Album: The Prelude Implicit
Label: Inside Out
Kansas has never been a massive name in Finland, and I’ve only heard ”Carry On Wayward Son” on the radio once or twice. However, the band’s prog rock associations and seeing the documentary Miracles Out of Nowhere earlier this year convinced me to check their first five albums out. While the quality of these classic records is a little inconsistent to my ears, the band’s overall sound, with strong vocal harmonies, rocking songs, and creative use of violin is appealing. After the 1970s, Kansas’ popularity slowly declined, and the band hasn’t released new material since 2000. However, that changes with The Prelude Implicit, which is the first Kansas studio release to feature new members Ronnie Platt (lead vocals, keyboards), David Manion (keyboards), and Zak Rizvi (guitar).

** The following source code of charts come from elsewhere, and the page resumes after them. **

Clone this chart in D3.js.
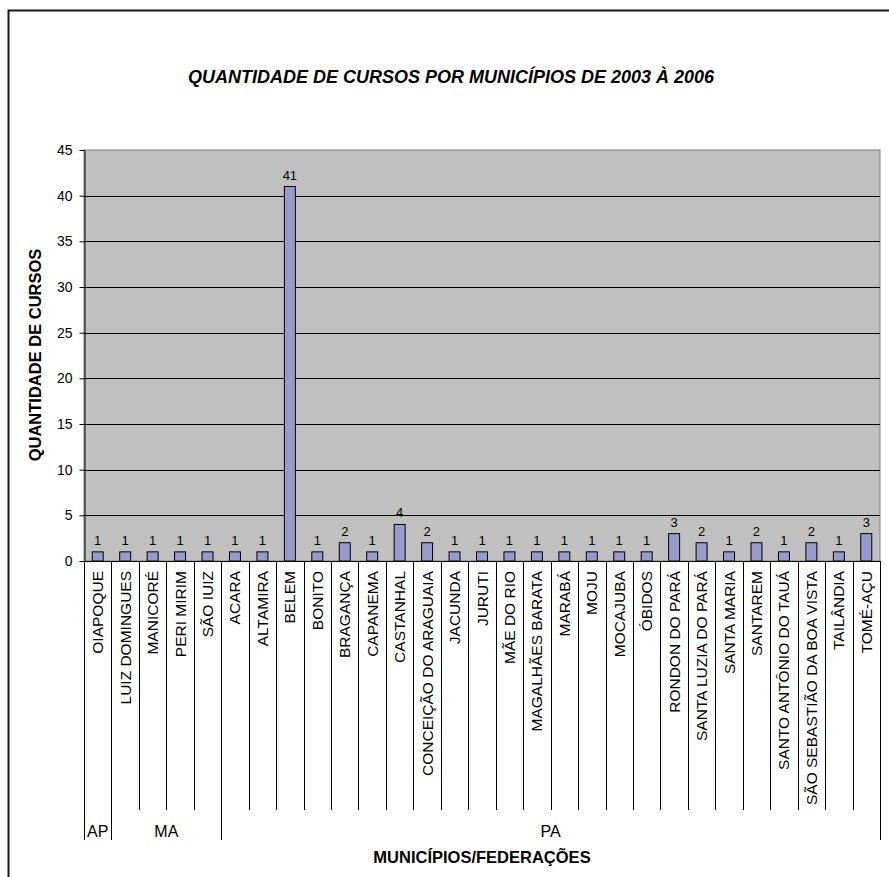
<!DOCTYPE html>
<html>
<head>
<meta charset="utf-8">
<script src="https://cdn.jsdelivr.net/npm/d3@7/dist/d3.min.js"></script>
<style>
  html, body { margin: 0; padding: 0; background: #fff; }
  svg { display: block; font-family: "Liberation Sans", Arial, sans-serif; }
</style>
</head>
<body>
<svg id="chart" width="889" height="877"></svg>
<script>
// Municípios (ordered as in the table under the chart)
const categories = [
  "OIAPOQUE",
  "LUIZ DOMINGUES", "MANICORÉ", "PERI MIRIM", "SÃO IUIZ",
  "ACARA", "ALTAMIRA", "BELEM", "BONITO", "BRAGANÇA", "CAPANEMA", "CASTANHAL",
  "CONCEIÇÃO DO ARAGUAIA", "JACUNDA", "JURUTI", "MÃE DO RIO", "MAGALHÃES BARATA",
  "MARABÁ", "MOJU", "MOCAJUBA", "ÓBIDOS", "RONDON DO PARÁ", "SANTA LUZIA DO PARÁ",
  "SANTA MARIA", "SANTAREM", "SANTO ANTÔNIO DO TAUÁ", "SÃO SEBASTIÃO DA BOA VISTA",
  "TAILÂNDIA", "TOMÉ-AÇU"
];

// Quantidade de cursos por município
const values = [
  1,
  1, 1, 1, 1,
  1, 1, 41, 1, 2, 1, 4,
  2, 1, 1, 1, 1,
  1, 1, 1, 1, 3, 2,
  1, 2, 1, 2,
  1, 3
];

// Federações and how many municípios each one spans
const groupNames = ["AP", "MA", "PA"];
const groupSizes = [1, 4, 24];

const yTicks = [0, 5, 10, 15, 20, 25, 30, 35, 40, 45];

const title = "QUANTIDADE DE CURSOS POR MUNICÍPIOS DE 2003 À 2006";
const yTitle = "QUANTIDADE DE CURSOS";
const xTitle = "MUNICÍPIOS/FEDERAÇÕES";

const svg = d3.select("#chart");

const plot = { left: 84, right: 880, top: 150, bottom: 561 };

const x = d3.scaleBand()
  .domain(categories)
  .range([plot.left, plot.right])
  .paddingInner(0)
  .paddingOuter(0);

const y = d3.scaleLinear()
  .domain([0, 45])
  .range([plot.bottom, plot.top]);

// outer frame
svg.append("rect")
  .attr("x", 8.5).attr("y", 10.5)
  .attr("width", 900).attr("height", 900)
  .attr("fill", "none")
  .attr("stroke", "#1a1a1a")
  .attr("stroke-width", 2);

// title
svg.append("text")
  .attr("x", 451).attr("y", 83)
  .attr("text-anchor", "middle")
  .attr("font-size", 18)
  .attr("font-weight", "bold")
  .attr("font-style", "italic")
  .attr("fill", "#000")
  .text(title);

// plot background
svg.append("rect")
  .attr("x", plot.left).attr("y", plot.top)
  .attr("width", plot.right - plot.left)
  .attr("height", plot.bottom - plot.top)
  .attr("fill", "#c0c0c0")
  .attr("stroke", "#808080")
  .attr("stroke-width", 1);

// gridlines
svg.append("g")
  .selectAll("line")
  .data(yTicks.filter(t => t > 0 && t < 45))
  .join("line")
  .attr("x1", plot.left).attr("x2", plot.right)
  .attr("y1", d => Math.round(y(d)) + 0.5)
  .attr("y2", d => Math.round(y(d)) + 0.5)
  .attr("stroke", "#000")
  .attr("stroke-width", 1);

// bars
const barW = x.bandwidth() * 0.4;
svg.append("g")
  .selectAll("rect")
  .data(categories)
  .join("rect")
  .attr("x", (d) => x(d) + (x.bandwidth() - barW) / 2)
  .attr("y", (d, i) => y(values[i]))
  .attr("width", barW)
  .attr("height", (d, i) => y(0) - y(values[i]))
  .attr("fill", "#9999cc")
  .attr("stroke", "#000")
  .attr("stroke-width", 1);

// value labels
svg.append("g")
  .selectAll("text")
  .data(categories)
  .join("text")
  .attr("x", d => x(d) + x.bandwidth() / 2)
  .attr("y", (d, i) => y(values[i]) - 7)
  .attr("text-anchor", "middle")
  .attr("font-size", 13)
  .attr("fill", "#000")
  .text((d, i) => values[i]);

// y axis
const yAxis = svg.append("g")
  .attr("transform", `translate(${plot.left + 0.5},0)`)
  .call(d3.axisLeft(y).tickValues(yTicks).tickSize(5).tickPadding(7).tickSizeOuter(0));
yAxis.select(".domain").attr("stroke", "#000");
yAxis.selectAll(".tick line").attr("stroke", "#000");
yAxis.selectAll(".tick text")
  .attr("font-size", 14)
  .attr("font-family", "Liberation Sans, Arial, sans-serif")
  .attr("fill", "#000");

// x axis baseline
svg.append("line")
  .attr("x1", plot.left).attr("x2", plot.right)
  .attr("y1", plot.bottom + 0.5).attr("y2", plot.bottom + 0.5)
  .attr("stroke", "#000");

// category table: separators between municípios
const groupEdges = [0];
groupSizes.forEach(s => groupEdges.push(groupEdges[groupEdges.length - 1] + s));
const edges = d3.range(categories.length + 1);
svg.append("g")
  .selectAll("line")
  .data(edges)
  .join("line")
  .attr("x1", i => Math.round(plot.left + i * x.step()) + 0.5)
  .attr("x2", i => Math.round(plot.left + i * x.step()) + 0.5)
  .attr("y1", plot.bottom)
  .attr("y2", i => groupEdges.includes(i) ? 840 : 810)
  .attr("stroke", "#000")
  .attr("stroke-width", 1);

// category labels (rotated)
svg.append("g")
  .selectAll("text")
  .data(categories)
  .join("text")
  .attr("transform", d => `translate(${x(d) + x.bandwidth() / 2 + 5.5},571) rotate(-90)`)
  .attr("text-anchor", "end")
  .attr("font-size", 15.5)
  .attr("fill", "#000")
  .text(d => d);

// federação labels
svg.append("g")
  .selectAll("text")
  .data(groupNames)
  .join("text")
  .attr("x", (d, i) => plot.left + (groupEdges[i] + groupEdges[i + 1]) / 2 * x.step())
  .attr("y", 837)
  .attr("text-anchor", "middle")
  .attr("font-size", 16)
  .attr("fill", "#000")
  .text(d => d);

// axis titles
svg.append("text")
  .attr("x", 482).attr("y", 863)
  .attr("text-anchor", "middle")
  .attr("font-size", 16.5)
  .attr("font-weight", "bold")
  .attr("fill", "#000")
  .text(xTitle);

svg.append("text")
  .attr("transform", "translate(41,355) rotate(-90)")
  .attr("text-anchor", "middle")
  .attr("font-size", 16.5)
  .attr("font-weight", "bold")
  .attr("fill", "#000")
  .text(yTitle);
</script>
</body>
</html>
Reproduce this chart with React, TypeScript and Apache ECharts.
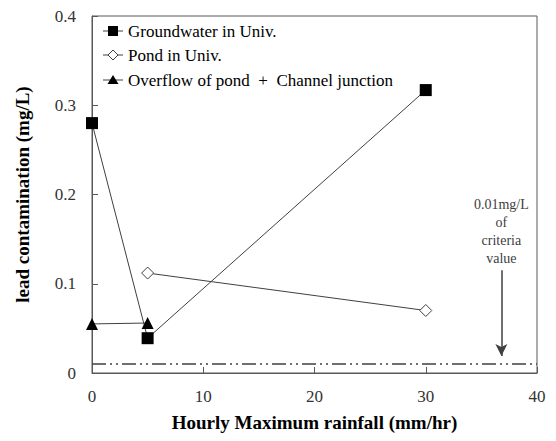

Hear the album in full as you read:
The album opener, “With This Heart,” is a good choice for first single, as it includes a nice piano melody and showcases Ronnie Platt’s vocal range pretty well. The tone of his voice is slightly reminiscent of his predecessor Steve Walsh’s, which makes him a good replacement. A lot of the material is very vocal-oriented, but the middle section of the 8-minute track “The Voyage of Eight Eighteen” and the violin-driven instrumental closer “Section 60” put the focus on the instruments. My personal highlights on the album are the acoustic and melancholic ballad “Refugee,” the hard-hitting “Camouflage,” and the upbeat “Summer.” Unfortunately, most of the remaining tunes blend into each other and feel formulaic because of the similar radio-friendly mid-tempo rock vibe, making it a little difficult to remember which melody comes from which song. “Visibility Zero” and “Rhythm in the Spirit” in particular are like musical siblings with their hard rock riffing, and while “The Unsung Heroes” is more melodic in vein of “With this Heart”; it’s got a similar tempo to the aforementioned two songs, which makes the first half of the album rather samey and homogeneous. Things get more interesting in the latter half, but the shaky start hurts the album’s pacing and it never completely recovers from it.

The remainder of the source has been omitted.